Jan S. ist nicht der erste Zocker, der andere Gamer in Videospielen bestohlen hat. Die Bochumer Polizei ermittelte 2009 wegen einer mutmaßlichen Manipulation im Online-Fantasy-Spiel Metin 2. Ein Spieler erstattete Anzeige gegen unbekannt, weil er überzeugt war, dass ein anderer Spieler ihm ein Siamesenmesser, Phoenixschuhe, Himmelstränenarmbänder und andere Items gestohlen hatte, für die er 1.000 Euro bezahlt hatte. Einen Prozess gab es nie.
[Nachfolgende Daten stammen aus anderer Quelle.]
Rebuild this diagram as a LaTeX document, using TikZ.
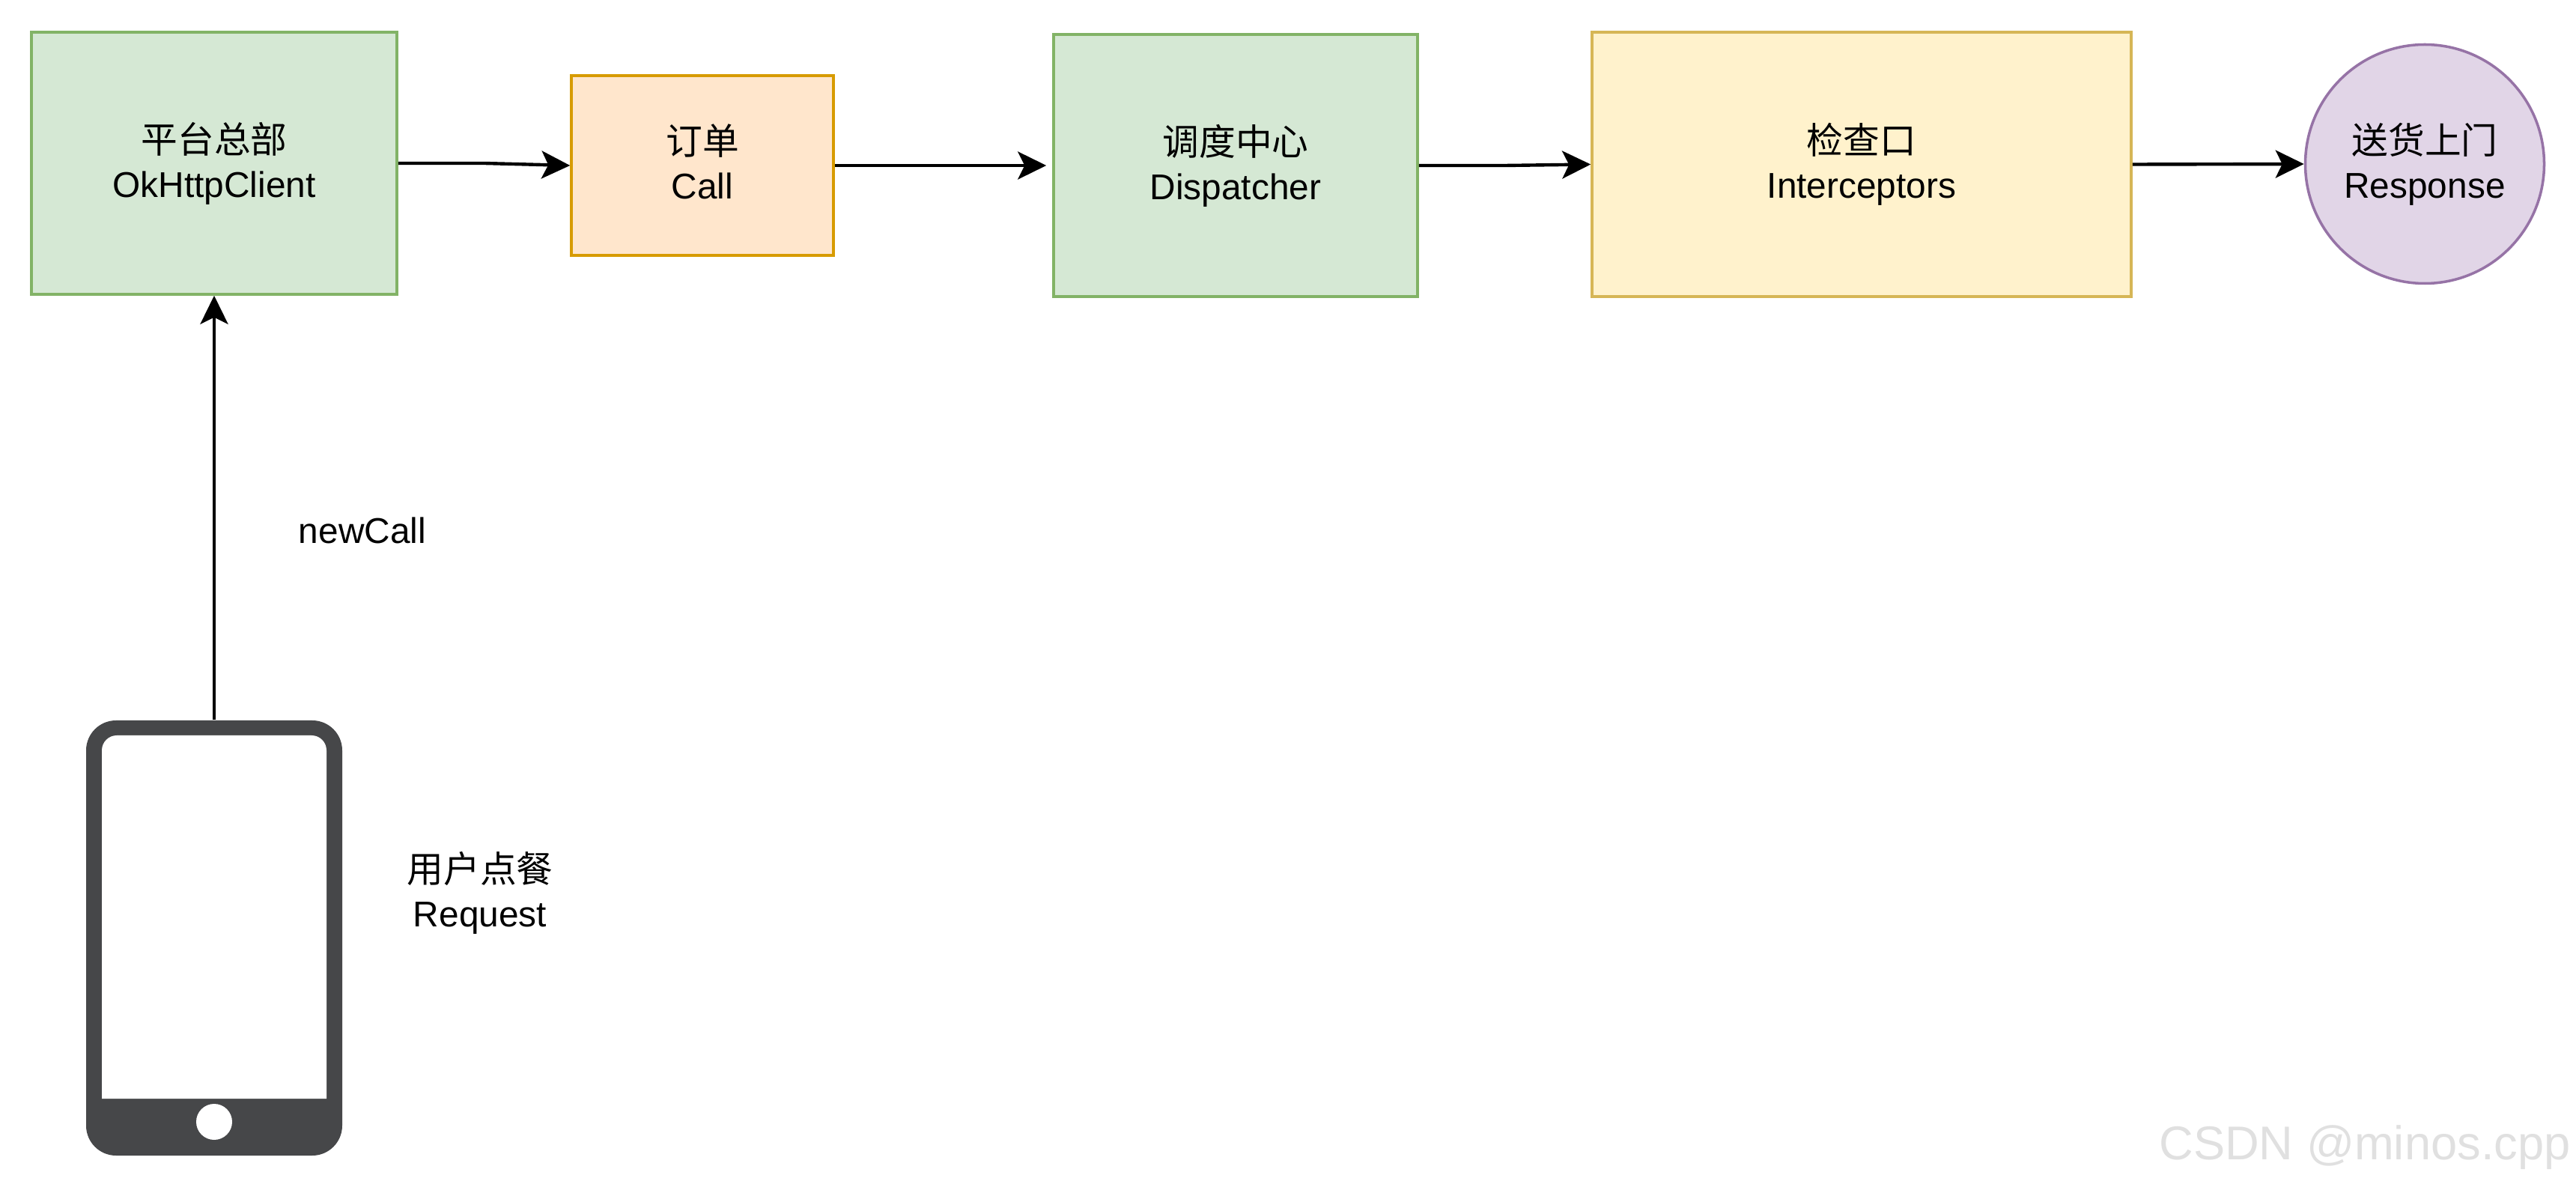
\documentclass[tikz,border=0pt]{standalone}
\usepackage{fontspec}
\setmainfont{Liberation Sans}
\newfontfamily\cjk{Noto Sans CJK SC}[Scale=1.02]
\usepackage{tikz}
\usetikzlibrary{arrows.meta,shapes}

\definecolor{greenfill}{HTML}{D5E8D4}
\definecolor{greenline}{HTML}{82B366}
\definecolor{orangefill}{HTML}{FFE6CC}
\definecolor{orangeline}{HTML}{D79B00}
\definecolor{yellowfill}{HTML}{FFF2CC}
\definecolor{yellowline}{HTML}{D6B656}
\definecolor{purplefill}{HTML}{E1D5E7}
\definecolor{purpleline}{HTML}{9673A6}
\definecolor{phonegray}{HTML}{464749}

\tikzset{
  label text/.style={align=center, font=\fontsize{13.6}{16.8}\selectfont, inner sep=0pt},
  box/.style={rectangle, label text, line width=1pt},
  greenbox/.style={box, draw=greenline, fill=greenfill},
  orangebox/.style={box, draw=orangeline, fill=orangefill},
  yellowbox/.style={box, draw=yellowline, fill=yellowfill},
  link/.style={-{Stealth[length=0.38cm, width=0.37cm, inset=0.09cm]}, line width=1.25pt},
}

\begin{document}
\begin{tikzpicture}
      \useasboundingbox (0,0) rectangle (34.4,15.84);

      \node [greenbox, minimum width=4.88cm, minimum height=3.50cm] (client) at ( 2.86,13.66) {{\cjk 平台总部}\\OkHttpClient};
      \node [orangebox, minimum width=3.50cm, minimum height=2.40cm] (call) at ( 9.38,13.63) {{\cjk 订单}\\Call\vphantom{p}};
      \node [greenbox, minimum width=4.86cm, minimum height=3.50cm] (dispatcher) at (16.50,13.63) {{\cjk 调度中心}\\Dispatcher};
      \node [yellowbox, minimum width=7.20cm, minimum height=3.53cm] (interceptors) at (24.86,13.645) {{\cjk 检查口}\\Interceptors};
      \node [circle, label text, draw=purpleline, fill=purplefill, line width=1pt, minimum size=3.19cm] (response) at (32.38,13.65) {{\cjk 送货上门}\\Response};

      \node [rectangle, fill=phonegray, rounded corners=0.4cm, minimum width=3.42cm, minimum height=5.81cm] (phone) at (2.86,3.315) {};
      \fill [white] (1.36,1.17) [rounded corners=0.2cm] -- (1.36,6.02) -- (4.36,6.02) [sharp corners] -- (4.36,1.17) -- cycle;
      \node [circle, fill=white, minimum size=0.48cm, inner sep=0pt] (home) at (2.86,0.86) {};

      \node [label text] (newcall) at (4.84,8.76) {newCall};
      \node [label text] (request) at (6.41,3.92) {{\cjk 用户点餐}\\Request};
      \node [font=\fontsize{18}{18}\selectfont, text=black!12, inner sep=0pt] (mark) at (31.58,0.52) {CSDN @minos.cpp};

      \draw [link] (phone.north) to (client.south);
      \draw [link] (client.east) -- ++(1.15,0) -- (call.west);
      \draw [link, shorten >=0.08cm] (call.east) -- ++(1.45,0) -- (dispatcher.west);
      \draw [link] (dispatcher.east) -- ++(1.15,0) -- (interceptors.west);
      \draw [link] (interceptors.east) to (response.west);
    \end{tikzpicture}
\end{document}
In Augsburg kam es 2010 zum ersten bundesweiten Urteil wegen eines Diebstahls in einem Computerspiel. Ein 16-Jähriger hatte die Kleidung von Figuren zweier Freunde ebenfalls aus Metin 2 ausgezogen und verkauft. Das Augsburger Gericht verurteilte den dreisten Dieb zu 80 Stunden gemeinnütziger Arbeit. Weil virtuelle Gegenstände im Strafgesetzbuch in Online-Spielen nicht als Eigentum gerechnet werden, da sie nicht fassbar sind und keinen Wert darstellen, wurde der Jugendliche wegen "unbefugter Datenveränderung" verurteilt.

Jan S. habe in Counter-Strike besser sein wollen als andere, sagte er laut Bild vor Gericht. Wahrscheinlich jeder Mensch, der gerne zockt, der sich mit seinen Freunden und Freundinnen stundenlang bei Mario Kart misst, Schildkrötenpanzer auf den vorbeirauschenden italienischen Klempner wirft, will gewinnen. Wer sich bei Fifa 2019 statt des SV Sandhausen lieber doch die Königlichen von Real Madrid aussucht, will gewinnen. Wer jedoch virtuelle Super-Waffen erschleicht und für ein halbes Jahr hinter Gittern landet, sorgt bestimmt nicht nur bei Richter Robert Glaß für Kopfschütteln. Der hatte vor dem Urteilsspruch nur noch eines zu sagen: "Unverständlich, dass man so heiß auf diese Gegenstände sein kann."